* [The exercise]:
Omit every picture, and retype the lines that run from the beginning of the data below through the line containing "import matplotlib.pyplot as plt", inclusive.

* [Information shown]:
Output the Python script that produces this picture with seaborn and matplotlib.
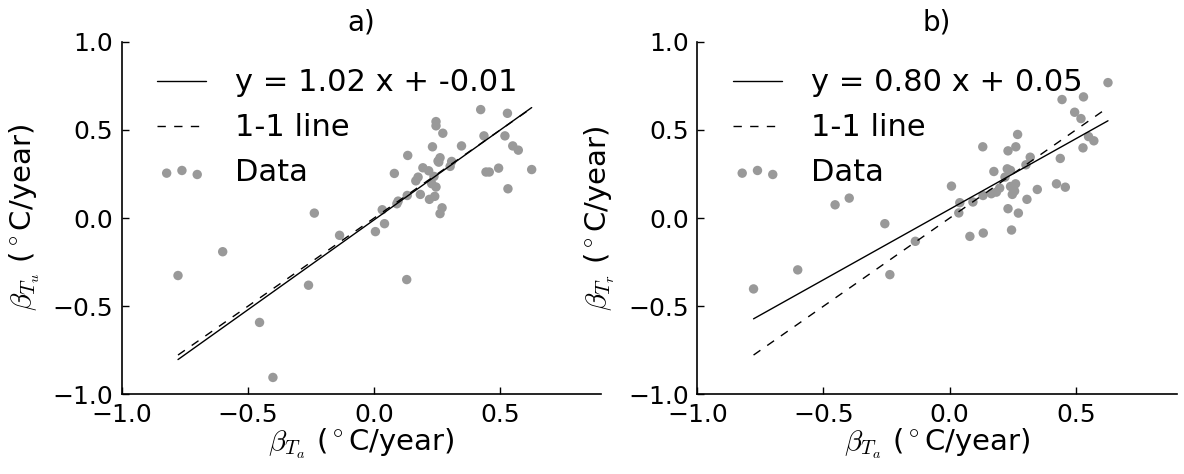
import numpy as np
import pandas as pd
import seaborn as sns
import matplotlib.pyplot as plt

# panel a: beta_Ta vs beta_Tu
x_a = [-0.777, -0.600, -0.454, -0.401, -0.260, -0.237, -0.137, 0.005, 0.041, 0.032,
       0.090, 0.095, 0.080, 0.129, 0.131, 0.133, 0.165, 0.174, 0.183, 0.193,
       0.216, 0.219, 0.228, 0.231, 0.237, 0.240, 0.245, 0.245, 0.245, 0.253,
       0.256, 0.261, 0.261, 0.269, 0.272, 0.301, 0.307, 0.346, 0.422, 0.435,
       0.443, 0.456, 0.493, 0.518, 0.528, 0.530, 0.549, 0.571, 0.624]
y_a = [-0.326, -0.191, -0.592, -0.904, -0.381, 0.028, -0.098, -0.077, -0.032, 0.047,
       0.081, 0.096, 0.253, -0.349, 0.128, 0.355, 0.211, 0.232, 0.134, 0.285,
       0.268, 0.106, 0.195, 0.404, 0.236, 0.123, 0.176, 0.547, 0.523, 0.323,
       0.317, 0.342, 0.025, 0.058, 0.481, 0.293, 0.321, 0.409, 0.615, 0.466,
       0.261, 0.261, 0.283, 0.466, 0.594, 0.166, 0.409, 0.385, 0.275]

# panel b: beta_Ta vs beta_Tr
x_b = [-0.777, -0.602, -0.454, -0.398, -0.257, -0.237, -0.136, 0.007, 0.036, 0.040,
       0.080, 0.092, 0.131, 0.132, 0.133, 0.165, 0.175, 0.185, 0.198, 0.219,
       0.228, 0.231, 0.231, 0.241, 0.241, 0.245, 0.248, 0.257, 0.261, 0.262,
       0.269, 0.272, 0.302, 0.306, 0.319, 0.347, 0.423, 0.438, 0.445, 0.458,
       0.495, 0.520, 0.528, 0.530, 0.550, 0.571, 0.627]
y_b = [-0.402, -0.294, 0.075, 0.113, -0.032, -0.321, -0.132, 0.181, 0.029, 0.087,
       -0.104, 0.091, 0.404, 0.128, -0.085, 0.138, 0.264, 0.147, 0.170, 0.232,
       0.279, 0.381, 0.053, 0.270, 0.179, -0.068, 0.134, 0.153, 0.194, 0.404,
       0.474, 0.028, 0.302, 0.106, 0.345, 0.162, 0.194, 0.338, 0.672, 0.175,
       0.600, 0.564, 0.398, 0.687, 0.462, 0.438, 0.768]

fit_a = (1.02, -0.01)
fit_b = (0.80, 0.05)
titles = ['a)', 'b)']
ylabels = [r'$\beta_{T_u}$ ($^\circ$C/year)', r'$\beta_{T_r}$ ($^\circ$C/year)']
xlabel = r'$\beta_{T_a}$ ($^\circ$C/year)'

sns.set_style('ticks')
plt.rcParams['font.family'] = ['DejaVu Sans']
plt.rcParams['mathtext.fontset'] = 'cm'
plt.rcParams['text.color'] = 'black'
plt.rcParams['axes.labelcolor'] = 'black'
plt.rcParams['xtick.color'] = 'black'
plt.rcParams['ytick.color'] = 'black'

fig = plt.figure(figsize=(11.84, 4.74), dpi=100)
ax_a = fig.add_axes([0.1028, 0.168, 0.4051, 0.744])
ax_b = fig.add_axes([0.5889, 0.168, 0.4051, 0.744])

panels = [(ax_a, x_a, y_a, fit_a), (ax_b, x_b, y_b, fit_b)]
for i, (ax, xs, ys, fit) in enumerate(panels):
    df = pd.DataFrame({'x': xs, 'y': ys})
    ends = np.array([df['x'].min(), df['x'].max()])
    line_df = pd.DataFrame({'x': ends, 'fit': fit[0] * ends + fit[1], 'one': ends})
    sns.lineplot(data=line_df, x='x', y='fit', ax=ax, color='black', lw=1,
                 label='y = %.2f x + %.2f' % fit)
    sns.lineplot(data=line_df, x='x', y='one', ax=ax, color='black', lw=1,
                 dashes=False, label='1-1 line')
    ax.lines[-1].set_dashes([6, 6])
    sns.scatterplot(data=df, x='x', y='y', ax=ax, color='0.6', s=46,
                    edgecolor='none', label='Data')
    ax.set_xlim(-1.0, 0.9)
    ax.set_ylim(-1.0, 1.0)
    ax.set_xticks([-1.0, -0.5, 0.0, 0.5])
    ax.set_yticks([-1.0, -0.5, 0.0, 0.5, 1.0])
    ax.tick_params(direction='in', length=5, width=1, labelsize=18, pad=6)
    ax.set_xlabel(xlabel, fontsize=21, labelpad=0)
    ax.set_ylabel(ylabels[i], fontsize=21, labelpad=8)
    ax.set_title(titles[i], fontsize=20, pad=8)
    sns.despine(ax=ax)
    for sp in ['left', 'bottom']:
        ax.spines[sp].set_linewidth(1.2)
        ax.spines[sp].set_color('black')
    ax.legend(loc='upper left', frameon=False, fontsize=22, handlelength=1.6,
              handletextpad=0.95, scatterpoints=3,
              scatteryoffsets=[0.375, 0.5, 0.3125], borderaxespad=0.3,
              labelspacing=0.52, bbox_to_anchor=(0.03, 0.985))

fig.savefig('out.png', dpi=100)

* [Task response]:
Output the Python script that produces this picture with seaborn and matplotlib.
import numpy as np
import pandas as pd
import seaborn as sns
import matplotlib.pyplot as plt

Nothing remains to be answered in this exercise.